I continue trying as the temperatures spike into the 90s. I make an effort when the weeds spring up. I feed the plants every two weeks, just as the nice lady at the garden center advised. I water regularly, trying to find that sweet spot between too much and not enough.
The plants reward me by producing just enough harvest to make me think I’m finally getting the hang of making things grow but never enough to be even in shouting distance of “bountiful.” I can’t help mentally calculating how much it would cost to just buy this stuff at a farmstand.
So, why do I keep coming back for more?
Because some things work. My herbs make me happy. Perennials return like I have something to offer them, and annuals seem pleased to join the party. A few may drop out in the middle of the season (I’m looking at you, tarragon), but each year even those herbs make it further into summer and offer more growth.
Also, some things are fixable. That year the deer came and ate what in the retelling has become the Biggest Harvest Ever? Consistent use of deer netting made that a memory.
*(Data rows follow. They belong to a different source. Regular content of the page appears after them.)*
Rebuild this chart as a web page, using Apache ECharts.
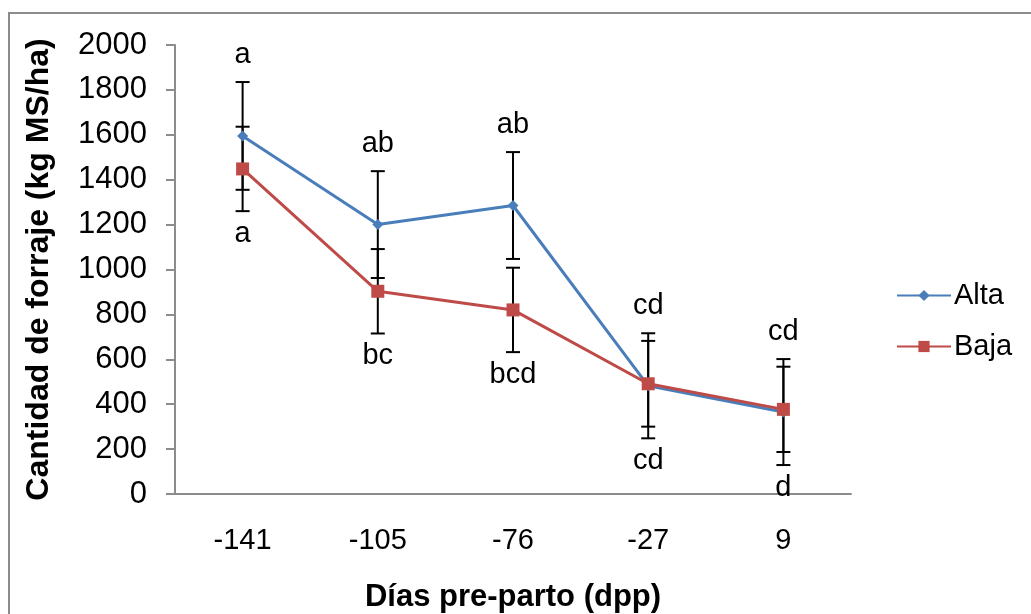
<!DOCTYPE html>
<html>
<head>
<meta charset="utf-8">
<script src="https://cdn.jsdelivr.net/npm/echarts@6/dist/echarts.min.js"></script>
<style>
  html, body { margin: 0; padding: 0; background: #fff; }
  #frame { position: absolute; left: 8px; top: 12px; width: 1030px; height: 610px;
           border-left: 2px solid #8c8c8c; border-top: 2px solid #8c8c8c; }
  #chart { position: absolute; left: 0; top: 0; width: 1031px; height: 614px; }
</style>
</head>
<body>
<div id="frame"></div>
<div id="chart"></div>
<script>
// Days relative to calving
const categories = ['-141', '-105', '-76', '-27', '9'];

// Forage mass (kg DM/ha) per stocking level
const alta = [1595, 1200, 1285, 482, 365];
const baja = [1448, 903, 820, 491, 377];

// Error bar half-widths
const altaErr = [240, 238, 238, 234, 236];
const bajaErr = [188, 188, 188, 191, 190];

// Significance letters: Alta above, Baja below
const lettersAlta = ['a', 'ab', 'ab', 'cd', 'cd'];
const lettersBaja = ['a', 'bc', 'bcd', 'cd', 'd'];

const yTicks = { min: 0, max: 2000, interval: 200 };

const FONT = '"Liberation Sans", Arial, sans-serif';
const FS = 29;
const BLUE = '#4a7ebb';
const RED = '#be4b48';

// [category index, low, high]
function errData(vals, errs) {
  return vals.map((v, i) => [i, v - errs[i], v + errs[i]]);
}

// [category index, highest bar end, lowest bar end, letter above, letter below]
const letterData = categories.map((c, i) => [
  i,
  Math.max(alta[i] + altaErr[i], baja[i] + bajaErr[i]),
  Math.min(alta[i] - altaErr[i], baja[i] - bajaErr[i]),
  lettersAlta[i],
  lettersBaja[i]
]);

function renderErr(params, api) {
  const x = api.value(0);
  const lo = api.coord([x, api.value(1)]);
  const hi = api.coord([x, api.value(2)]);
  const cap = 7;
  const style = { stroke: '#000', lineWidth: 2 };
  return {
    type: 'group',
    children: [
      { type: 'line', shape: { x1: hi[0], y1: hi[1], x2: lo[0], y2: lo[1] }, style },
      { type: 'line', shape: { x1: hi[0] - cap, y1: hi[1], x2: hi[0] + cap, y2: hi[1] }, style },
      { type: 'line', shape: { x1: lo[0] - cap, y1: lo[1], x2: lo[0] + cap, y2: lo[1] }, style }
    ]
  };
}

function renderLetters(params, api) {
  const x = api.value(0);
  const hi = api.coord([x, api.value(1)]);
  const lo = api.coord([x, api.value(2)]);
  const font = FS + 'px ' + FONT;
  return {
    type: 'group',
    children: [
      { type: 'text', style: { text: api.value(3), x: hi[0], y: hi[1] - 27,
          align: 'center', verticalAlign: 'middle', font, fill: '#000' } },
      { type: 'text', style: { text: api.value(4), x: lo[0], y: lo[1] + 23,
          align: 'center', verticalAlign: 'middle', font, fill: '#000' } }
    ]
  };
}

const chart = echarts.init(document.getElementById('chart'), null, { renderer: 'canvas' });

chart.setOption({
  animation: false,
  backgroundColor: 'transparent',
  grid: { left: 175, right: 180, top: 45, bottom: 120, outerBoundsMode: 'none', containLabel: false },
  legend: {
    orient: 'vertical',
    left: 891,
    top: 276,
    itemWidth: 54,
    itemHeight: 14,
    itemGap: 22,
    textStyle: { fontFamily: FONT, fontSize: FS, color: '#000', padding: [0, 0, 0, -2] },
    data: ['Alta', 'Baja']
  },
  xAxis: {
    type: 'category',
    data: categories,
    boundaryGap: true,
    axisLine: { lineStyle: { color: '#8c8c8c', width: 2 } },
    axisTick: { show: false },
    axisLabel: { fontFamily: FONT, fontSize: FS, color: '#000', margin: 32 },
    name: 'Días pre-parto (dpp)',
    nameLocation: 'middle',
    nameGap: 88,
    nameTextStyle: { fontFamily: FONT, fontSize: 31, fontWeight: 'bold', color: '#000' }
  },
  yAxis: {
    type: 'value',
    min: yTicks.min,
    max: yTicks.max,
    interval: yTicks.interval,
    splitLine: { show: false },
    axisLine: { show: true, lineStyle: { color: '#8c8c8c', width: 2 } },
    axisTick: { show: true, length: 9, lineStyle: { color: '#8c8c8c', width: 2 } },
    axisLabel: { fontFamily: FONT, fontSize: 31, color: '#000', margin: 28, formatter: v => String(v) },
    name: 'Cantidad de forraje (kg MS/ha)',
    nameLocation: 'middle',
    nameGap: 120,
    nameTextStyle: { fontFamily: FONT, fontSize: 32, fontWeight: 'bold', color: '#000' }
  },
  series: [
    {
      type: 'custom',
      name: 'errAlta',
      renderItem: renderErr,
      data: errData(alta, altaErr),
      z: 1,
      silent: true
    },
    {
      type: 'custom',
      name: 'errBaja',
      renderItem: renderErr,
      data: errData(baja, bajaErr),
      z: 1,
      silent: true
    },
    {
      type: 'custom',
      name: 'letters',
      renderItem: renderLetters,
      data: letterData,
      z: 1,
      silent: true
    },
    {
      name: 'Alta',
      type: 'line',
      data: alta,
      symbol: 'diamond',
      symbolSize: 11,
      itemStyle: { color: BLUE },
      lineStyle: { color: BLUE, width: 3 },
      z: 3
    },
    {
      name: 'Baja',
      type: 'line',
      data: baja,
      symbol: 'rect',
      symbolSize: 13,
      itemStyle: { color: RED },
      lineStyle: { color: RED, width: 3 },
      z: 4
    }
  ]
});
</script>
</body>
</html>
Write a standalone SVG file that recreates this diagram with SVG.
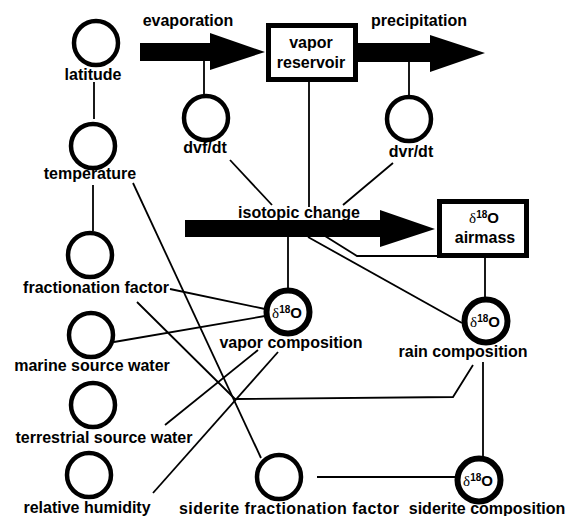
<svg xmlns="http://www.w3.org/2000/svg" width="569" height="516" viewBox="0 0 569 516">
<style>
text{font-family:"Liberation Sans",Arial,sans-serif;font-weight:bold;font-size:16px;fill:#000;text-anchor:middle}
.n{fill:#fff;stroke:#000;stroke-width:4.5}
.d{fill:#fff;stroke:#000;stroke-width:6}
.b{fill:#fff;stroke:#000;stroke-width:5}
.c line,.c polyline{stroke:#000;stroke-width:1.8;fill:none}
.g{font-family:"Liberation Serif","Times New Roman",serif;font-weight:normal;font-size:15px}
.s{font-size:10px}
.o{font-size:15px}
</style>
<rect width="569" height="516" fill="#fff"/>
<g id="connectors" class="c">
<line x1="94" y1="82" x2="94" y2="119"/>
<line x1="93" y1="185" x2="93" y2="231"/>
<line x1="204" y1="58" x2="204" y2="95"/>
<line x1="409" y1="60" x2="409" y2="97"/>
<line x1="309" y1="80" x2="309" y2="207"/>
<line x1="230" y1="160" x2="272" y2="205"/>
<line x1="393" y1="163" x2="343" y2="205"/>
<line x1="288" y1="236" x2="288" y2="290"/>
<line x1="308" y1="237" x2="462" y2="323"/>
<polyline points="325,236 357,256 439,256"/>
<line x1="485" y1="258" x2="485" y2="298"/>
<line x1="170" y1="289" x2="265" y2="309"/>
<line x1="114" y1="342" x2="265" y2="316"/>
<line x1="133" y1="183" x2="261" y2="458"/>
<polyline points="137,302 235,399 453,397 473,365"/>
<line x1="165" y1="425" x2="258" y2="350"/>
<line x1="153" y1="493" x2="278" y2="352"/>
<line x1="483" y1="362" x2="483" y2="458"/>
<line x1="317" y1="477" x2="457" y2="477"/>
</g>
<g id="evaporation">
<polygon points="140,43 210,43 210,33 265,52 210,70 210,61 140,61" fill="#000"/>
<text x="188" y="26">evaporation</text>
</g>
<g id="precipitation">
<polygon points="356,43 430,43 430,35 485,53 430,72 430,62 356,62" fill="#000"/>
<text x="419" y="26">precipitation</text>
</g>
<g id="vapor-reservoir">
<rect class="b" x="268.5" y="25.5" width="87" height="54"/>
<text x="311" y="48">vapor</text>
<text x="311" y="68">reservoir</text>
</g>
<g id="isotopic-change">
<text x="299" y="218">isotopic change</text>
<polygon points="185,220 380,220 380,210 435,229 380,247 380,237 185,237" fill="#000"/>
</g>
<g id="airmass">
<rect class="b" x="439.5" y="201.5" width="87" height="54"/>
<text x="484" y="223"><tspan class="g">δ</tspan><tspan class="s" dy="-5">18</tspan><tspan class="o" dy="5">O</tspan></text>
<text x="485" y="243">airmass</text>
</g>
<g id="latitude">
<circle class="n" cx="96" cy="43" r="22"/>
<text x="93" y="80">latitude</text>
</g>
<g id="temperature">
<circle class="n" cx="93" cy="146" r="22"/>
<text x="90" y="179">temperature</text>
</g>
<g id="fractionation-factor">
<circle class="n" cx="90" cy="255" r="22"/>
<text x="96" y="293">fractionation factor</text>
</g>
<g id="marine-source-water">
<circle class="n" cx="91" cy="335" r="22"/>
<text x="92" y="371">marine source water</text>
</g>
<g id="terrestrial-source-water">
<circle class="n" cx="93" cy="405" r="22"/>
<text x="104" y="443">terrestrial source water</text>
</g>
<g id="relative-humidity">
<circle class="n" cx="89" cy="475" r="22"/>
<text x="87" y="513">relative humidity</text>
</g>
<g id="dvf-dt">
<circle class="n" cx="206" cy="118" r="22"/>
<text x="205" y="153">dvf/dt</text>
</g>
<g id="dvr-dt">
<circle class="n" cx="409" cy="119" r="22"/>
<text x="411" y="157">dvr/dt</text>
</g>
<g id="vapor-composition">
<circle class="d" cx="288" cy="312" r="21.5"/>
<text x="287" y="318"><tspan class="g">δ</tspan><tspan class="s" dy="-5">18</tspan><tspan class="o" dy="5">O</tspan></text>
<text x="291" y="348">vapor composition</text>
</g>
<g id="rain-composition">
<circle class="d" cx="486" cy="321" r="21.5"/>
<text x="485" y="327"><tspan class="g">δ</tspan><tspan class="s" dy="-5">18</tspan><tspan class="o" dy="5">O</tspan></text>
<text x="463" y="357">rain composition</text>
</g>
<g id="siderite-fractionation-factor">
<circle class="n" cx="279" cy="477" r="22"/>
<text x="289" y="514" textLength="220">siderite fractionation factor</text>
</g>
<g id="siderite-composition">
<circle class="d" cx="479" cy="480" r="21.5"/>
<text x="478" y="486"><tspan class="g">δ</tspan><tspan class="s" dy="-5">18</tspan><tspan class="o" dy="5">O</tspan></text>
<text x="487" y="514">siderite composition</text>
</g>
</svg>
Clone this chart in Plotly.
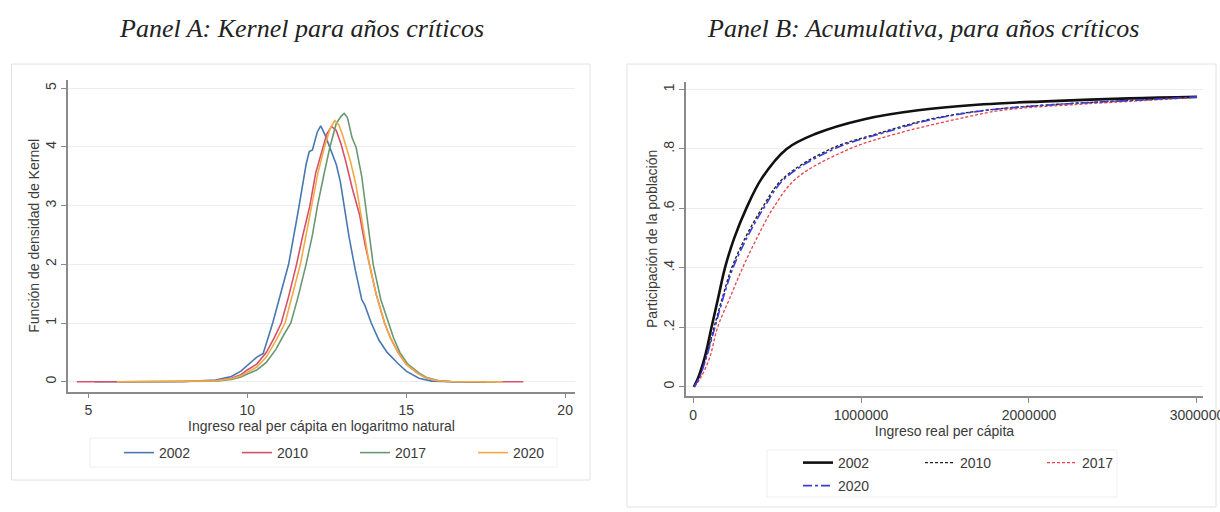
import plotly.graph_objects as go

# ---------------- Panel A: kernel densities (log real income per capita) ----------------
years = ["2002", "2010", "2017", "2020"]

ka_x_2002 = [5.2, 8.0, 9.0, 9.5, 9.8, 10.0, 10.3, 10.5, 10.8, 11.0, 11.3, 11.6, 11.85, 11.95, 12.05,
             12.2, 12.31, 12.45, 12.6, 12.8, 12.93, 13.1, 13.2, 13.4, 13.6, 13.7, 13.9, 14.14, 14.4,
             14.74, 15.0, 15.4, 15.8, 16.5, 17.5]
ka_y_2002 = [0, 0.005, 0.03, 0.09, 0.18, 0.28, 0.42, 0.48, 1.0, 1.4, 2.0, 2.9, 3.7, 3.92, 3.95,
             4.25, 4.36, 4.2, 4.0, 3.7, 3.4, 2.8, 2.47, 1.9, 1.4, 1.3, 1.0, 0.71, 0.5,
             0.31, 0.18, 0.06, 0.01, 0.0, 0]

ka_x_2010 = [4.64, 6.0, 8.0, 9.0, 9.5, 9.8, 10.0, 10.3, 10.6, 10.85, 11.07, 11.3, 11.55, 11.75, 11.97,
             12.15, 12.37, 12.5, 12.65, 12.8, 12.95, 13.1, 13.3, 13.53, 13.7, 13.84, 14.05, 14.32, 14.5,
             14.74, 15.0, 15.34, 15.6, 15.94, 16.3, 17.0, 18.68]
ka_y_2010 = [0, 0, 0.005, 0.02, 0.06, 0.12, 0.2, 0.3, 0.5, 0.75, 1.0, 1.45, 2.0, 2.5, 3.0,
             3.55, 4.0, 4.22, 4.35, 4.28, 4.05, 3.75, 3.3, 2.85, 2.35, 2.0, 1.5, 1.0, 0.75,
             0.5, 0.3, 0.15, 0.07, 0.02, 0.005, 0, 0]

ka_x_2017 = [6.0, 8.0, 9.0, 9.5, 9.8, 10.0, 10.3, 10.6, 10.9, 11.15, 11.37, 11.6, 11.85, 12.05, 12.21,
             12.4, 12.6, 12.8, 12.95, 13.05, 13.15, 13.3, 13.42, 13.6, 13.72, 13.85, 13.96, 14.2, 14.44,
             14.6, 14.8, 15.05, 15.4, 15.65, 16.0, 16.4, 17.8]
ka_y_2017 = [0, 0.003, 0.01, 0.04, 0.08, 0.13, 0.2, 0.33, 0.55, 0.8, 1.0, 1.45, 2.0, 2.5, 3.0,
             3.5, 4.0, 4.4, 4.52, 4.57, 4.5, 4.15, 4.0, 3.5, 3.0, 2.45, 2.0, 1.4, 1.0,
             0.75, 0.5, 0.3, 0.15, 0.07, 0.02, 0.005, 0]

ka_x_2020 = [5.9, 8.0, 9.0, 9.5, 9.8, 10.0, 10.3, 10.6, 10.9, 11.19, 11.4, 11.67, 11.85, 12.03, 12.22,
             12.43, 12.6, 12.75, 12.88, 13.0, 13.11, 13.25, 13.42, 13.55, 13.7, 13.84, 14.05, 14.32, 14.5,
             14.74, 15.0, 15.34, 15.6, 15.94, 16.3, 18.04]
ka_y_2020 = [0, 0.004, 0.015, 0.05, 0.1, 0.16, 0.25, 0.42, 0.7, 1.0, 1.45, 2.0, 2.5, 3.0, 3.55,
             4.0, 4.3, 4.45, 4.38, 4.2, 4.0, 3.75, 3.35, 2.95, 2.45, 2.0, 1.5, 1.0, 0.75,
             0.5, 0.3, 0.15, 0.07, 0.02, 0.005, 0]

ka_xticks = [5, 10, 15, 20]
ka_yticks = [0, 1, 2, 3, 4, 5]

# ---------------- Panel B: cumulative distributions (real income per capita) ----------------
cb_y = [0.0, 0.03, 0.1, 0.2, 0.3, 0.4, 0.5, 0.6, 0.7, 0.8, 0.85, 0.9, 0.93, 0.95, 0.96, 0.97, 0.975]
cb_x_2002 = [5000, 30000, 70000, 110000, 150000, 190000, 245000, 317000, 408000, 557000, 726000,
             1020000, 1340000, 1730000, 2100000, 2600000, 3000000]
cb_x_2010 = [5000, 35000, 78000, 125000, 175000, 230000, 310000, 410000, 535000, 820000, 1090000,
             1410000, 1740000, 2170000, 2500000, 2850000, 3000000]
cb_x_2017 = [8000, 45000, 100000, 146000, 220000, 295000, 380000, 476000, 613000, 932000, 1205000,
             1570000, 1840000, 2300000, 2600000, 2900000, 3000000]
cb_x_2020 = [5000, 37000, 80000, 130000, 180000, 238000, 320000, 420000, 545000, 840000, 1110000,
             1430000, 1750000, 2180000, 2500000, 2850000, 3000000]

cb_xticks = [0, 1000000, 2000000, 3000000]
cb_xticktext = ["0", "1000000", "2000000", "3000000"]
cb_yticks = [0, 0.2, 0.4, 0.6, 0.8, 1]
cb_yticktext = ["0", ".2", ".4", ".6", ".8", "1"]

W, H = 1220, 512
FONT = "Liberation Sans, Arial, sans-serif"
SERIF = "Liberation Serif, Times New Roman, serif"
TXT = "#3a3a3a"
AX = "#8a8a8a"


def px(x):
    return x / W


def py(y):
    return 1 - y / H


fig = go.Figure()

ka_colors = ["#4a78b2", "#d6506c", "#6a9872", "#f2aa45"]
ka_data = [(ka_x_2002, ka_y_2002), (ka_x_2010, ka_y_2010), (ka_x_2017, ka_y_2017), (ka_x_2020, ka_y_2020)]
for yr, (xs, ys), c in zip(years, ka_data, ka_colors):
    fig.add_trace(go.Scatter(x=xs, y=ys, mode="lines", name=yr, line=dict(color=c, width=1.6),
                             xaxis="x", yaxis="y", legend="legend", showlegend=True))

cb_styles = [("#111111", "solid", 2.6), ("#222222", "3px,2px", 1.4),
             ("#e8424a", "3px,2px", 1.3), ("#3b3bd8", "9px,3px,3px,3px", 1.6)]
cb_legends = ["legend2", "legend2", "legend2", "legend3"]
cb_data = [cb_x_2002, cb_x_2010, cb_x_2017, cb_x_2020]
for yr, xs, (c, d, w), lg in zip(years, cb_data, cb_styles, cb_legends):
    fig.add_trace(go.Scatter(x=xs, y=cb_y, mode="lines", name=yr,
                             line=dict(color=c, dash=d, width=w, shape="spline"),
                             xaxis="x2", yaxis="y2", legend=lg, showlegend=True))

axis_common = dict(showline=True, linecolor=AX, linewidth=1.5, ticks="outside", ticklen=5,
                   tickcolor=AX, tickwidth=1, zeroline=False, automargin=False,
                   ticklabeloverflow="allow",
                   tickfont=dict(family=FONT, size=14, color=TXT))

legend_common = dict(orientation="h", xanchor="left", yanchor="top", borderwidth=0,
                     bgcolor="rgba(0,0,0,0)", entrywidthmode="pixels",
                     font=dict(family=FONT, size=14, color=TXT))

fig.update_layout(
    width=W, height=H, margin=dict(l=0, r=0, t=0, b=0, autoexpand=False),
    paper_bgcolor="white", plot_bgcolor="white",
    font=dict(family=FONT, size=14, color=TXT),
    xaxis=dict(domain=[px(68), px(575)], range=[4.36, 20.31], anchor="y",
               tickmode="array", tickvals=ka_xticks, showgrid=False,
               title=dict(text="Ingreso real per cápita en logaritmo natural", standoff=4,
                          font=dict(family=FONT, size=14, color=TXT)), **axis_common),
    yaxis=dict(domain=[py(391.7), py(80)], range=[-0.17, 5.14], anchor="x",
               tickmode="array", tickvals=ka_yticks, tickangle=-90, showgrid=True,
               gridcolor="#ececec", gridwidth=1,
               title=dict(text="Función de densidad de Kernel", standoff=0,
                          font=dict(family=FONT, size=14, color=TXT)), **axis_common),
    xaxis2=dict(domain=[px(686), px(1203)], range=[-42000, 3036000], anchor="y2",
                tickmode="array", tickvals=cb_xticks, ticktext=cb_xticktext, showgrid=False,
                title=dict(text="Ingreso real per cápita", standoff=2,
                           font=dict(family=FONT, size=14, color=TXT)), **axis_common),
    yaxis2=dict(domain=[py(396), py(81.7)], range=[-0.031, 1.026], anchor="x2",
                tickmode="array", tickvals=cb_yticks, ticktext=cb_yticktext, tickangle=-90,
                showgrid=True, gridcolor="#ececec", gridwidth=1,
                title=dict(text="Participación de la población", standoff=0,
                           font=dict(family=FONT, size=14, color=TXT)), **axis_common),
    legend=dict(x=px(119), y=py(437), entrywidth=73, **legend_common),
    legend2=dict(x=px(798), y=py(447), entrywidth=77, **legend_common),
    legend3=dict(x=px(798), y=py(470), entrywidth=77, **legend_common),
    shapes=[
        # panel frames
        dict(type="rect", xref="paper", yref="paper", x0=px(11.5), x1=px(590), y0=py(480), y1=py(64),
             line=dict(color="#e2e2e2", width=1), fillcolor="rgba(0,0,0,0)", layer="below"),
        dict(type="rect", xref="paper", yref="paper", x0=px(627), x1=px(1216), y0=py(507), y1=py(64),
             line=dict(color="#e2e2e2", width=1), fillcolor="rgba(0,0,0,0)", layer="below"),
        # legend frames
        dict(type="rect", xref="paper", yref="paper", x0=px(90), x1=px(557), y0=py(467), y1=py(438),
             line=dict(color="#efefef", width=1), fillcolor="rgba(0,0,0,0)", layer="below"),
        dict(type="rect", xref="paper", yref="paper", x0=px(767), x1=px(1117), y0=py(497), y1=py(450),
             line=dict(color="#efefef", width=1), fillcolor="rgba(0,0,0,0)", layer="below"),
    ],
    annotations=[
        dict(text="<i>Panel A: Kernel para años críticos</i>", xref="paper", yref="paper",
             x=px(301), y=py(28), xanchor="center", yanchor="middle", showarrow=False,
             font=dict(family=SERIF, size=26, color="#222222")),
        dict(text="<i>Panel B: Acumulativa, para años críticos</i>", xref="paper", yref="paper",
             x=px(923), y=py(28), xanchor="center", yanchor="middle", showarrow=False,
             font=dict(family=SERIF, size=26, color="#222222")),
    ],
)

fig.write_html("out.html")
Those times I planted veggies that require yardage instead of footage? Easy: just stop planting that stuff. (Note to self: especially stop planting that stuff when you can’t even grow zucchini, because apparently even toddlers can grow zucchini.) Failure can be useful if you let it.
But mostly I keep gardening because of that hope-abounding thing. I’m not a summer person, at least not where I live. The muggy heat makes me tired and cranky. Hope is what gets me through the hot, barren expanse of days. It offers the possibility that maybe something fresh and verdant will spring up during a time when that seems unlikely to happen on a personal level. I need to hang onto the hope my garden gives until the crisp breath of fall allows me to more easily channel it on my own.
So this is a call to all successful gardeners, to anyone who has stood back, looked at their garden, and sighed with satisfaction. Help me out, please. How do I encourage my little sprouts to reach their full potential? How do I vanquish pests, stress, and other typical issues I know nothing about? If something has worked for you, let me know by either commenting on this post or via my email (jillmorrowbooks@gmail.com).
My beleaguered plants thank you from the tips of their little roots.
Where there’s life, there’s hope. To borrow from Eurydice (anther story that doesn’t end what you’d call ‘well’), ‘Alive? That’s worth a lot’. And it is.
What else you got? 🙂 C’mon, green things . . .
I’m a very lazy gardener and I don’t like growing food, so I can’t help you.
But this: “Failure can be useful if you let it.”
Way to preach a word right in the middle of a post about gardens!
Kristina, thanks for making me sound wise, because I’m still wondering at what point repeated failure just becomes dumb!
Yeah, Orpheus and Eurydice needed a better gardener, too …
Your thumb appears to be a lot greener than mine.
Mary, the plants are still new and young. I haven’t had the chance to corrupt them, yet.